-- DATA BLOCK --
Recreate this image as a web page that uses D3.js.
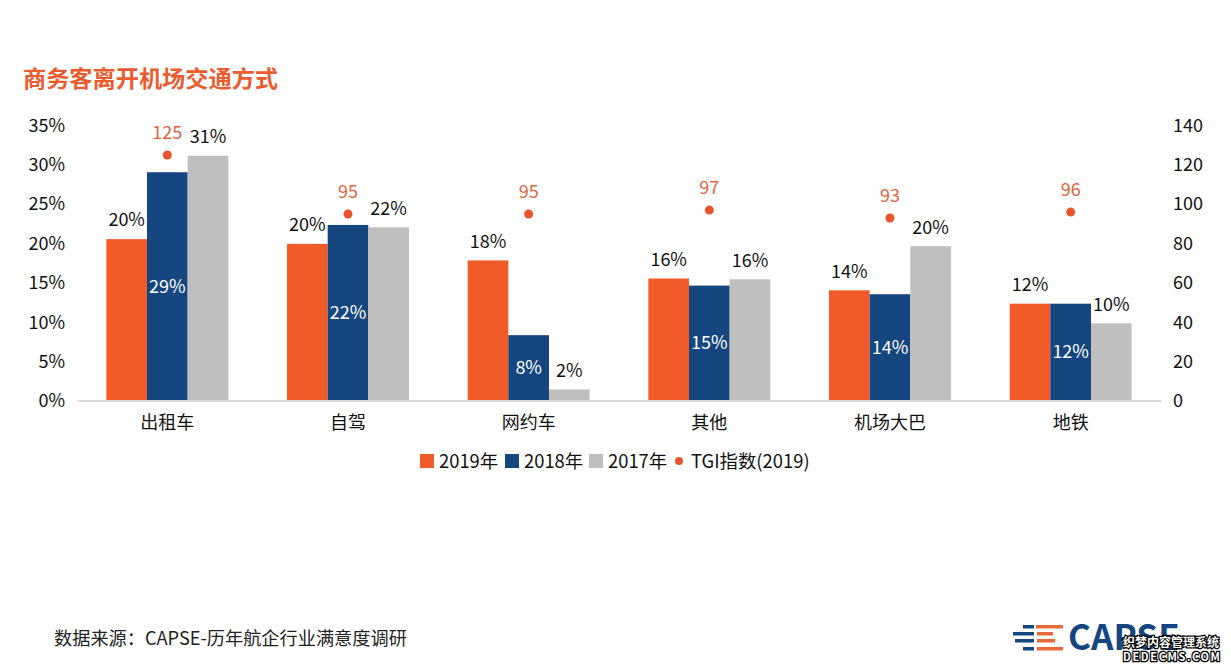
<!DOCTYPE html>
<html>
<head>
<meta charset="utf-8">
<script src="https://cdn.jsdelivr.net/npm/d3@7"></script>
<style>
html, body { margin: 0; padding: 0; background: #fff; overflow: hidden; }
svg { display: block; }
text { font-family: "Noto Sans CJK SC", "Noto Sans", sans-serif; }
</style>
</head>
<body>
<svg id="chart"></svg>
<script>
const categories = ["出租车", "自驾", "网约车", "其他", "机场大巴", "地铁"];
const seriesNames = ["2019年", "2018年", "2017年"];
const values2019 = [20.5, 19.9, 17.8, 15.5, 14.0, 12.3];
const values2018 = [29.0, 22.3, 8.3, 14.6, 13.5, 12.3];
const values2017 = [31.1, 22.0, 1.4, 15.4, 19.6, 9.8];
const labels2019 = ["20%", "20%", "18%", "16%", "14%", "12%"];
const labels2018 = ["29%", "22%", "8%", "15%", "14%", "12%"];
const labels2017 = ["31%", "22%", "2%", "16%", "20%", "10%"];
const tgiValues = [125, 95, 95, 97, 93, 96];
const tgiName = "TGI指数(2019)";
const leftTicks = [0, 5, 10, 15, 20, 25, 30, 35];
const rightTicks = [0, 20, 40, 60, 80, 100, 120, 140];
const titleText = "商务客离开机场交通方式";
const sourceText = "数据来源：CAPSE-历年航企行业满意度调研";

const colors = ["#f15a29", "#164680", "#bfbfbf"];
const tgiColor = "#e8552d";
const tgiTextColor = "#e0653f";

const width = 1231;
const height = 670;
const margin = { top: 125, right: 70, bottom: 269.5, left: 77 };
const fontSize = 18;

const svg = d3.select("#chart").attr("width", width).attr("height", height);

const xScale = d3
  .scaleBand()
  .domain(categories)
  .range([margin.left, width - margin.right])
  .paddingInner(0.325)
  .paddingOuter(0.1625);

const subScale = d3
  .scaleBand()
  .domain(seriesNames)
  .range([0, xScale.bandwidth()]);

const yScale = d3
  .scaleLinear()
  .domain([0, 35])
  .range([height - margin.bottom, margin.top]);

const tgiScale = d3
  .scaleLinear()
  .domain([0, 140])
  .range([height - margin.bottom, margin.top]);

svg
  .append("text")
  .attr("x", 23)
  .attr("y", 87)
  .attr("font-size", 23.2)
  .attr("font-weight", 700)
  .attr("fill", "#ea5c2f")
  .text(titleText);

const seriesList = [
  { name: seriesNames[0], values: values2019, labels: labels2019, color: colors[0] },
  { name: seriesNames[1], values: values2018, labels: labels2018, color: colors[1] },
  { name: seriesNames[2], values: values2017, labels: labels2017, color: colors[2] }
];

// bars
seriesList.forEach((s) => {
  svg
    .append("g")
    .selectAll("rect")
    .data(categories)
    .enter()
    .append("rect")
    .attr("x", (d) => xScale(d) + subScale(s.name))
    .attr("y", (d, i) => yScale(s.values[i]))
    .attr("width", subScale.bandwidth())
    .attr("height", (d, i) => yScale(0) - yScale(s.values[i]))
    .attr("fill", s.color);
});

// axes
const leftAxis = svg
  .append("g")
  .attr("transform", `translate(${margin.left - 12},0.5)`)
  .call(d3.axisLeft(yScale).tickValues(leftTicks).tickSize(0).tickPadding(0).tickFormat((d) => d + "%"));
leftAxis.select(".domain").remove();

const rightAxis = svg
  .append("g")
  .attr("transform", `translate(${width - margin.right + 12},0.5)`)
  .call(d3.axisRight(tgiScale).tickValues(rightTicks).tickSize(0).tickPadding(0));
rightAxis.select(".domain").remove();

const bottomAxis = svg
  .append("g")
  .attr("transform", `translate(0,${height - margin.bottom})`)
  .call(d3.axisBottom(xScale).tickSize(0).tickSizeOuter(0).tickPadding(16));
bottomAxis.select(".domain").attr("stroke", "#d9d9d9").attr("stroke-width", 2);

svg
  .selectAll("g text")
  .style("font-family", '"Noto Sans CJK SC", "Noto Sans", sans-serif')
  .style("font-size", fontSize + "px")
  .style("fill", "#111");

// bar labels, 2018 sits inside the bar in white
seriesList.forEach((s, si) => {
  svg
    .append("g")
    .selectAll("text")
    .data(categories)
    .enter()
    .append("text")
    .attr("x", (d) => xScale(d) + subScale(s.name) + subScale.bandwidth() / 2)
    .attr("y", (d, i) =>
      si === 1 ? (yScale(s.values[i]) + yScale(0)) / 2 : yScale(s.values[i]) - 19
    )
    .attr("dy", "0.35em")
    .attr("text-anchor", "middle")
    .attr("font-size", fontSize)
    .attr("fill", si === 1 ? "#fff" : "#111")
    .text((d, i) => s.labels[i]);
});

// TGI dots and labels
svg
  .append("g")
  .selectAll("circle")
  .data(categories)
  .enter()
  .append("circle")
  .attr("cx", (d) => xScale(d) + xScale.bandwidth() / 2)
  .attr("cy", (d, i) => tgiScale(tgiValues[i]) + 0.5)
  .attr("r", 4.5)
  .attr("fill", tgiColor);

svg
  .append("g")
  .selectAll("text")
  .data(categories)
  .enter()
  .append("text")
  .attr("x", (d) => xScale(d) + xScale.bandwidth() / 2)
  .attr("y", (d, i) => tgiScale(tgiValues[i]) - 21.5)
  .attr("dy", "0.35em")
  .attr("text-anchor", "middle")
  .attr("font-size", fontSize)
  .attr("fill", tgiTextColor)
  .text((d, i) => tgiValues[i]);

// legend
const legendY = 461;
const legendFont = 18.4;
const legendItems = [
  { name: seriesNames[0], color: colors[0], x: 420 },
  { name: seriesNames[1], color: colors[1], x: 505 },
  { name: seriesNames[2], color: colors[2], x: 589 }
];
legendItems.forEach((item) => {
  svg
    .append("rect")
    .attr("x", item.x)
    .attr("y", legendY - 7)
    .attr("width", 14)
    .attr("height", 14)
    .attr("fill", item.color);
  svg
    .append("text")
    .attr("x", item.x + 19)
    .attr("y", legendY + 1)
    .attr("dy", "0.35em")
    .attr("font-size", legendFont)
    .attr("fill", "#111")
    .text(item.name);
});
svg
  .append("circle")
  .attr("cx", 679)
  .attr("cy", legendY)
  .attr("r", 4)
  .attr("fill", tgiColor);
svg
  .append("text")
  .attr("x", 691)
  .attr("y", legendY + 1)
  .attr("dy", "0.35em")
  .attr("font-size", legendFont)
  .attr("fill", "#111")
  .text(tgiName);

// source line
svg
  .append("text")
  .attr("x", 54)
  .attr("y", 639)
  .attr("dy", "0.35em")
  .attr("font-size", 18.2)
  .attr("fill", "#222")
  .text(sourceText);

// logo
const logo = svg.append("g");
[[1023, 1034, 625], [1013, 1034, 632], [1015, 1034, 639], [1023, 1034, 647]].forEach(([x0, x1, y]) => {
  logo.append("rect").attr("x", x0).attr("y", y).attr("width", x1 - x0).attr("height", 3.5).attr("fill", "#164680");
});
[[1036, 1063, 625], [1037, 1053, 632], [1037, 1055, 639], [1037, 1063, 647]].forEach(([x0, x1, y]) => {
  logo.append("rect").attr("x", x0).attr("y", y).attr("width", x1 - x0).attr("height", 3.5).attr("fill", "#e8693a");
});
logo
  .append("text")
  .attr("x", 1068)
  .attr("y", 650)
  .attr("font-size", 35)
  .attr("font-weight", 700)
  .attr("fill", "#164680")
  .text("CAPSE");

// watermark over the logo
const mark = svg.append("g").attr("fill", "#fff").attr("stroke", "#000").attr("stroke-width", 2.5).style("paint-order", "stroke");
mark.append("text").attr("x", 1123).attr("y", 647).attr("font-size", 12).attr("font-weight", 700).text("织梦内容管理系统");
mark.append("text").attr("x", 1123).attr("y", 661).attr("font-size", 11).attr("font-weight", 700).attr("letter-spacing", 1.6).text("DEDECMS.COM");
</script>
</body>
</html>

-- THE TASK --
Exactly as written, please give again the lines from the beginning of the listing through the line containing "const fontSize = 18;", inclusive, without any pictures.

-- RESPONSE BELOW --
Recreate this image as a web page that uses D3.js.
<!DOCTYPE html>
<html>
<head>
<meta charset="utf-8">
<script src="https://cdn.jsdelivr.net/npm/d3@7"></script>
<style>
html, body { margin: 0; padding: 0; background: #fff; overflow: hidden; }
svg { display: block; }
text { font-family: "Noto Sans CJK SC", "Noto Sans", sans-serif; }
</style>
</head>
<body>
<svg id="chart"></svg>
<script>
const categories = ["出租车", "自驾", "网约车", "其他", "机场大巴", "地铁"];
const seriesNames = ["2019年", "2018年", "2017年"];
const values2019 = [20.5, 19.9, 17.8, 15.5, 14.0, 12.3];
const values2018 = [29.0, 22.3, 8.3, 14.6, 13.5, 12.3];
const values2017 = [31.1, 22.0, 1.4, 15.4, 19.6, 9.8];
const labels2019 = ["20%", "20%", "18%", "16%", "14%", "12%"];
const labels2018 = ["29%", "22%", "8%", "15%", "14%", "12%"];
const labels2017 = ["31%", "22%", "2%", "16%", "20%", "10%"];
const tgiValues = [125, 95, 95, 97, 93, 96];
const tgiName = "TGI指数(2019)";
const leftTicks = [0, 5, 10, 15, 20, 25, 30, 35];
const rightTicks = [0, 20, 40, 60, 80, 100, 120, 140];
const titleText = "商务客离开机场交通方式";
const sourceText = "数据来源：CAPSE-历年航企行业满意度调研";

const colors = ["#f15a29", "#164680", "#bfbfbf"];
const tgiColor = "#e8552d";
const tgiTextColor = "#e0653f";

const width = 1231;
const height = 670;
const margin = { top: 125, right: 70, bottom: 269.5, left: 77 };
const fontSize = 18;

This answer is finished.